Ao português estranho ao continente cumpre juntar o negro, igualmente alienígena. A importação começou desde o estabelecimento das capitanias e avultou nos séculos seguintes, primeiro por causa da cultura da cana, mais tarde por causa do fumo, das minas, do algodão e do café. Depois da supressão do tráfico em 1850, o café provocou deslocações consideráveis na distribuição interna; o mesmo efeito produziu a abolição.

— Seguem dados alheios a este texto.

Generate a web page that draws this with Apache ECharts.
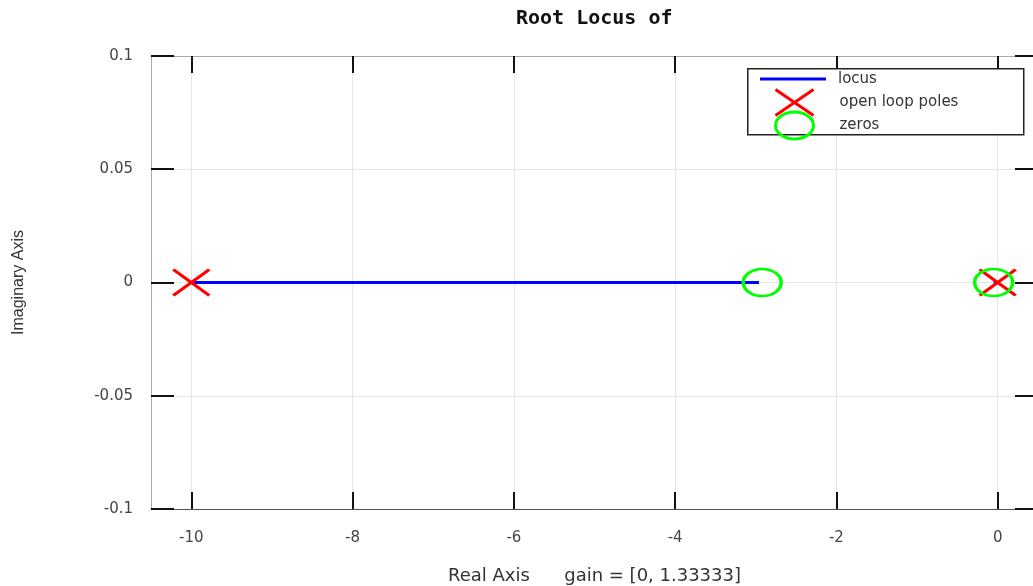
<!DOCTYPE html>
<html>
<head>
<meta charset="utf-8">
<script src="https://cdn.jsdelivr.net/npm/echarts@6/dist/echarts.min.js"></script>
<style>html,body{margin:0;padding:0;background:#fff;}#chart{width:1033px;height:586px;}</style>
</head>
<body>
<div id="chart"></div>
<script>
// ---- data ----
var xTicks = [-10, -8, -6, -4, -2, 0];
var locusBranch1 = [[-10, 0], [-2.96, 0]];
var locusBranch2 = [[0, 0], [-0.05, 0]];
var poles = [[-10, 0], [0, 0]];
var zeros = [[-2.92, 0], [-0.05, 0]];
var titleText = 'Root Locus of';
var xName = 'Real Axis      gain = [0, 1.33333]';
var yName = 'Imaginary Axis';

var X_PATH = 'path://M0,0L10,10M10,0L0,10';
var O_PATH = 'path://M0,5A5,5 0 1,1 10,5A5,5 0 1,1 0,5Z';
var tickStyle = {color: '#111', width: 2};
var labelFont = {fontFamily: 'DejaVu Sans', fontSize: 15, color: '#444'};

var chart = echarts.init(document.getElementById('chart'));
chart.setOption({
  animation: false,
  backgroundColor: '#fff',
  title: {
    text: titleText, left: 516, top: 9, padding: 0,
    textStyle: {fontFamily: 'DejaVu Sans Mono', fontWeight: 'bold', fontSize: 20, color: '#111'}
  },
  grid: {left: 151, right: -5, top: 56, bottom: 77, containLabel: false, outerBoundsMode: 'none'},
  graphic: [{
    type: 'rect', left: 747, top: 68, z: 3, silent: true,
    shape: {width: 276, height: 66},
    style: {fill: '#fff', stroke: '#222', lineWidth: 1.5}
  }],
  legend: [
    {
      data: ['locus'], left: 760, top: 71.5, padding: 0, itemWidth: 66, itemHeight: 3, z: 5,
      selectedMode: false, icon: 'rect',
      itemStyle: {color: '#0000ff', borderWidth: 0},
      textStyle: {fontFamily: 'DejaVu Sans', fontSize: 15, color: '#333', padding: [0, 0, 0, 7]}
    },
    {
      data: ['open loop poles'], left: 774, top: 88, padding: 0, itemWidth: 38, itemHeight: 26, z: 5,
      selectedMode: false, symbolKeepAspect: false,
      itemStyle: {color: 'transparent', borderColor: '#ff0000', borderWidth: 3, opacity: 1},
      textStyle: {fontFamily: 'DejaVu Sans', fontSize: 15, color: '#333', padding: [0, 0, 0, 21]}
    },
    {
      data: [{name: 'zeros', icon: O_PATH}], left: 774, top: 110.5, padding: 0, itemWidth: 38, itemHeight: 27, z: 5,
      selectedMode: false, symbolKeepAspect: false,
      itemStyle: {color: 'transparent', borderColor: '#00ff00', borderWidth: 3, opacity: 1},
      textStyle: {fontFamily: 'DejaVu Sans', fontSize: 15, color: '#333', padding: [0, 0, 0, 21]}
    }
  ],
  xAxis: [
    {
      type: 'value', position: 'bottom', min: -10.5, max: 0.5,
      axisLine: {show: true, onZero: false, lineStyle: {color: '#555', width: 1}},
      axisTick: {show: true, inside: true, length: 17, lineStyle: tickStyle, customValues: xTicks},
      axisLabel: Object.assign({margin: 22, customValues: xTicks}, labelFont),
      splitLine: {show: true, lineStyle: {color: '#e6e6e6', width: 1}},
      name: xName, nameLocation: 'middle', nameGap: 58,
      nameTextStyle: {fontFamily: 'DejaVu Sans', fontSize: 18, color: '#333'}
    },
    {
      type: 'value', position: 'top', min: -10.5, max: 0.5,
      axisLine: {show: true, onZero: false, lineStyle: {color: '#aaa', width: 1}},
      axisTick: {show: true, inside: true, length: 17, lineStyle: tickStyle, customValues: xTicks},
      axisLabel: {show: false},
      splitLine: {show: false}
    }
  ],
  yAxis: [
    {
      type: 'value', position: 'left', min: -0.1, max: 0.1, interval: 0.05,
      axisLine: {show: true, onZero: false, lineStyle: {color: '#aaa', width: 1}},
      axisTick: {show: true, inside: true, length: 23, lineStyle: tickStyle},
      axisLabel: Object.assign({margin: 18}, labelFont),
      splitLine: {show: true, lineStyle: {color: '#e6e6e6', width: 1}},
      name: yName, nameLocation: 'middle', nameGap: 124,
      nameTextStyle: {fontFamily: 'Liberation Sans', fontSize: 16, color: '#333'}
    },
    {
      type: 'value', position: 'right', min: -0.1, max: 0.1, interval: 0.05,
      axisLine: {show: true, onZero: false, lineStyle: {color: '#aaa', width: 1}},
      axisTick: {show: true, inside: true, length: 23, lineStyle: tickStyle},
      axisLabel: {show: false},
      splitLine: {show: false}
    }
  ],
  series: [
    {
      name: 'locus', type: 'line', data: locusBranch1, symbol: 'none', silent: true,
      lineStyle: {color: '#0000ff', width: 3}, itemStyle: {color: '#0000ff'}, z: 2
    },
    {
      name: 'locus', type: 'line', data: locusBranch2, symbol: 'none', silent: true,
      lineStyle: {color: '#0000ff', width: 3}, itemStyle: {color: '#0000ff'}, z: 2
    },
    {
      name: 'open loop poles', type: 'scatter', data: poles, symbol: X_PATH, symbolSize: [36, 26],
      symbolKeepAspect: false, silent: true, z: 3,
      itemStyle: {color: 'transparent', borderColor: '#ff0000', borderWidth: 3, opacity: 1}
    },
    {
      name: 'zeros', type: 'scatter', data: zeros, symbol: O_PATH, symbolSize: [38, 27],
      symbolKeepAspect: false, silent: true, z: 3,
      itemStyle: {color: 'transparent', borderColor: '#00ff00', borderWidth: 3, opacity: 1}
    }
  ]
});
</script>
</body>
</html>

Os primeiros negros vieram da costa ocidental, e pertencem geralmente ao grupo banto; mais tarde vieram de Moçambique. Sua organização robusta, sua resistência ao trabalho indicaram-nos para as rudes labutas que o indígena não tolerava. Destinados para a lavoura, penetraram na vida doméstica dos senhores pela ama de leite e pela mucama, e tornaram-se indispensáveis pela sua índole carinhosa. A mestiçagem com o elemento africano, ao contrário da mestiçagem com o americano, era vista com certa aversão, e inabilitava para certos postos. Os mulatos não podiam receber as ordens sacras, por exemplo: daí o desejo comum de ter um padre na família, para provar limpeza de sangue. Com o tempo os mulatos souberam melhorar de posição e por fim impor-se à sociedade. Quando reuniam a audácia ao talento e à fortuna alcançaram altas posições.

O negro trouxe uma nota alegre ao lado do português taciturno e do índio sorumbático. As suas danças lascivas, toleradas a princípio, tornaram-se instituição nacional; suas feitiçarias e crenças propagaram-se fora das senzalas. As mulatas encontraram apreciadores de seus desgarres e foram verdadeiras rainhas. O Brasil é inferno dos negros, purgatório dos brancos, paraíso dos mulatos, resumiu em 1711 o benemérito Antonil.